The collaboration with Harold Budd, The Moon and the Melodies (1986), really continues the Victorialand mood and deals for the most part in slow, languid mood pieces which rely heavily on Fraser's voice for real interest. The piano parts are pretty standard Budd, laden with reverb and there are a few added bits and pieces (a saxophone at one point which surprisingly doesn't completely break the mood, but then it too is soaked in reverb and buried in the mix). It's a beautiful record, no mistake, but I think it is too much of a genre (it really does belong with Budd's other work as a piece of New Age modern classical) and is something of an anomoly (although not a glaring one) in the Cocteau Twins catalogue. The next record, Blue Bell Knoll (1988) is the band's last really wonderful album, sounding relaxed and confident in its eccentricity, and it's a little like the world had begun to catch up with them and what they were doing. It's the first of their albums that sounds like it truly belongs in an indie albums chart. The songs are relatively brief, clean and concisely structured, there's no drifting about on Blue Bell Knoll. The chiming, endlessly treated guitars are the same as ever, Raymonde's bass drive and Fraser's voice the same, but there's a breezy air to Blue Bell Knoll which really suits the band, but it does suggest at the same time that there not be much further for them to go. As songs, some of their best material is on Blue Bell Knoll, it's certainly not their best work, but has their best actual songs. If anything, and this sounds like faint praise but isn't intended to be, it's the first time a record of theirs has been simply charming.

For some reason that I can't work out I haven't got the lovely next album (Heaven or Las Vegas) or the sub-standard follow-up (Four Calendar Cafe) so it's straight on to the inexplicable Snow single (1993). Of all the bands to release a Christmas single the Cocteau Twins would have come at the end of a list I would have thought, yet here it is, covers of 'Winter Wonderland' and 'Frosty the Snowman' done in Cocteaus style. It's terrible. If it's a light-hearted gag it isn't funny, if it's to show that they aren't po-faced it doesn't work and if it's serious then I'm totally mystified. I can only assume that bearing in mind relations between the band members were strained to say the least by this point and apparently Guthrie was deep into a relationship with creativity's enemy heroin, that it was just an ill-advised idea by people whose minds were elsewhere. Just over a year later the last record that they were to make was released. Milk and Kisses (1995) is a relatively half-hearted affair and it's a rather sad end to a truly landmark musical career. There are nice songs on Milk and Kisses, but the problem is that all that groundbreaking stuff ended with simply quite nice songs. I suppose maybe really the truth is that Milk & Kisses sounds relatively unimpressive simply because it isn't adding to what they had already achieved. If it were the first record they released it would be an incredibly good, innovative piece of work, but as it is it's their ninth and they had already done the innovating and Milk and Kisses is retreading their own singular path.

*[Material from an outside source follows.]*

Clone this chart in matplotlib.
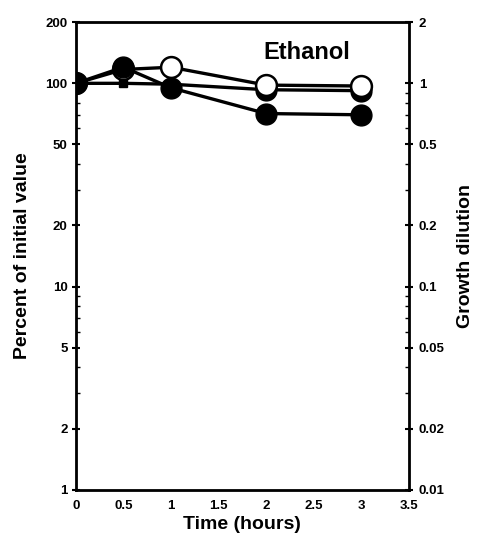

Finally for the Cocteau Twins it's the BBC's double CD collection of all of the sessions that they recorded for BBC radio. Arranged in chronological order it's fascinating to listen to how the band developed and which songs they chose to showcase at any given point in their career. There are also a handful of early songs which never made it to an official release, which adds another level of interest. I can only imagine that it must have been pretty tricky to recreate the layered effects of the records in the BBC studios, but for the most part they pull it off pretty well and as the years went by they clearly grew more adept at it.